The world around us may think of that as a complete waste of time. But nothing could be further from the truth! This is how we learn to enjoy the presence of our Creator.
And this is also where we begin to offer our lives to the service of God’s kingdom. And the life that is truly worth living. The thing that makes our joy complete. What did my kids tell me? “Always remember to do the things that bring you joy.”
“Be careful how you live, not as unwise people but as wise, making the most of the time ….”
✠
Oh yes, there’s one last thing I need to say. And that is, if there’s something you need to do, or need to say. Or something you think you need to be. Don’t put it off, don’t wait for long.
Because life’s too short. It really is. Whatever days we’re given, they don’t go on forever. So make them count. Take whatever God gives you and live it to the full.
Remember to sing the song that God puts in your heart. And give thanks every single day.
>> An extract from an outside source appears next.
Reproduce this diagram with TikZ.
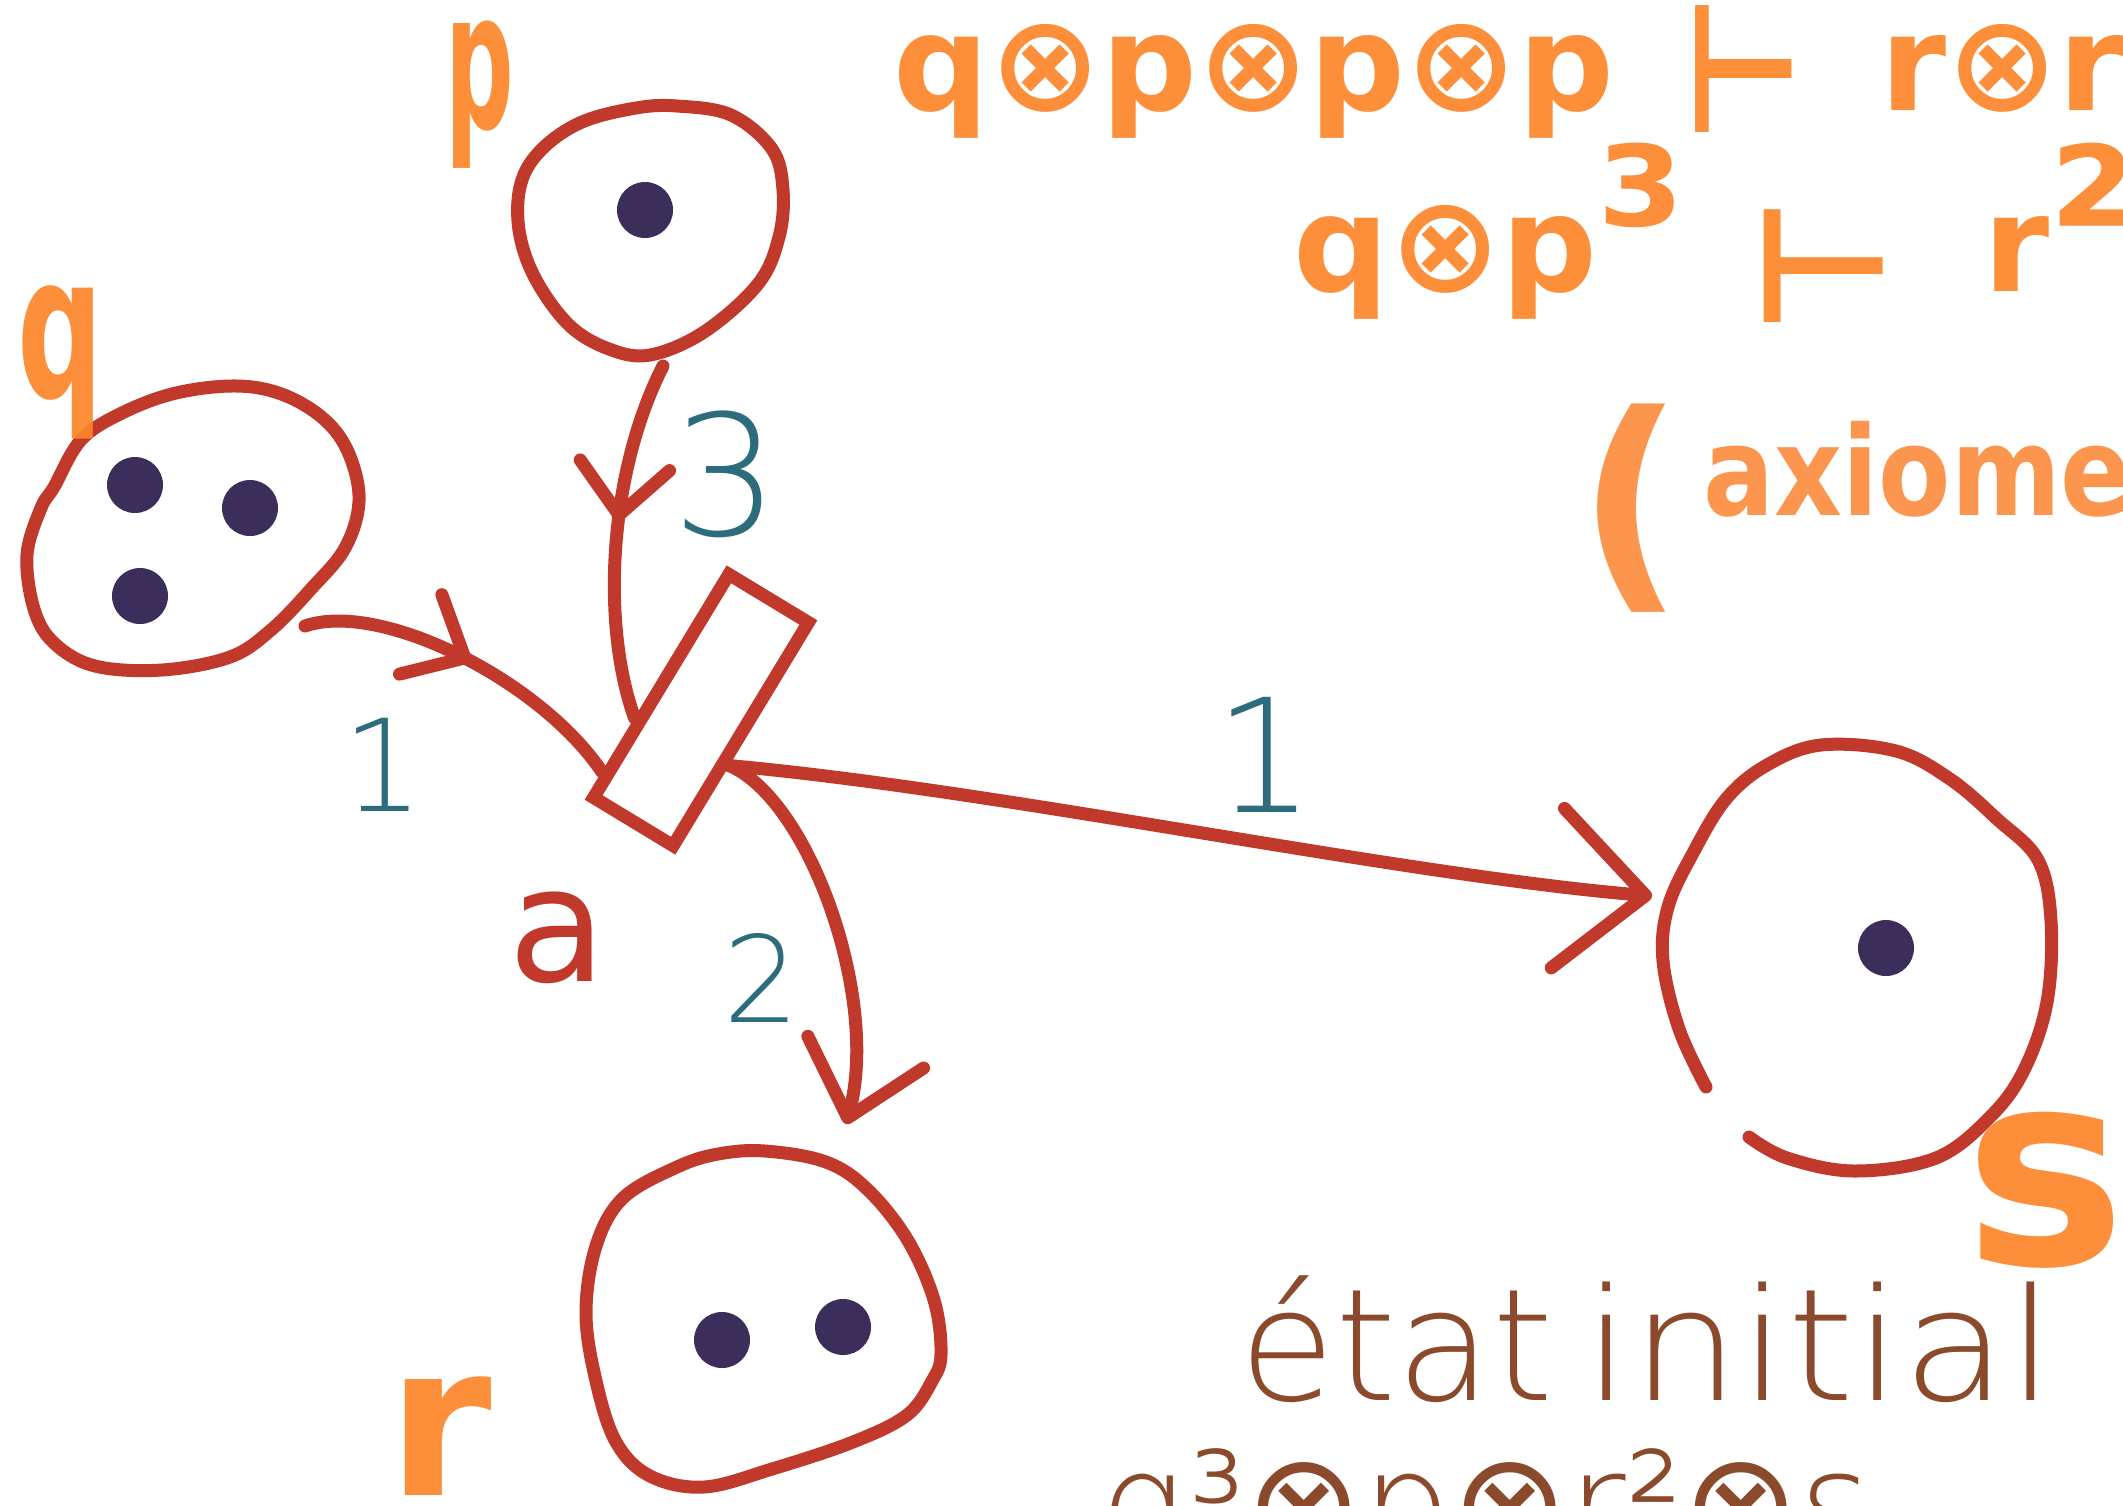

For life itself is a gift. And every moment can be full of God’s beauty and grace. If you seek these things, you will find them. May it be so for you. Amen.
[1] Robert Lowry, Bright Jewels for the Sunday Scholl, 1869, alt.
[2] https://swagcaptions.com/gratitude-quotes/, Accessed August 16, 2024.
[3] https://www.brainyquote.com/quotes/meister_eckhart_149158, Accessed August 17, 2024.
[4] https://www.ligonier.org/learn/articles/westminster-shorter-catechism, Accessed August 13, 2024.
[5] Ministry Matters™ | Why worship is a royal waste of time, Accessed August 13, 2024.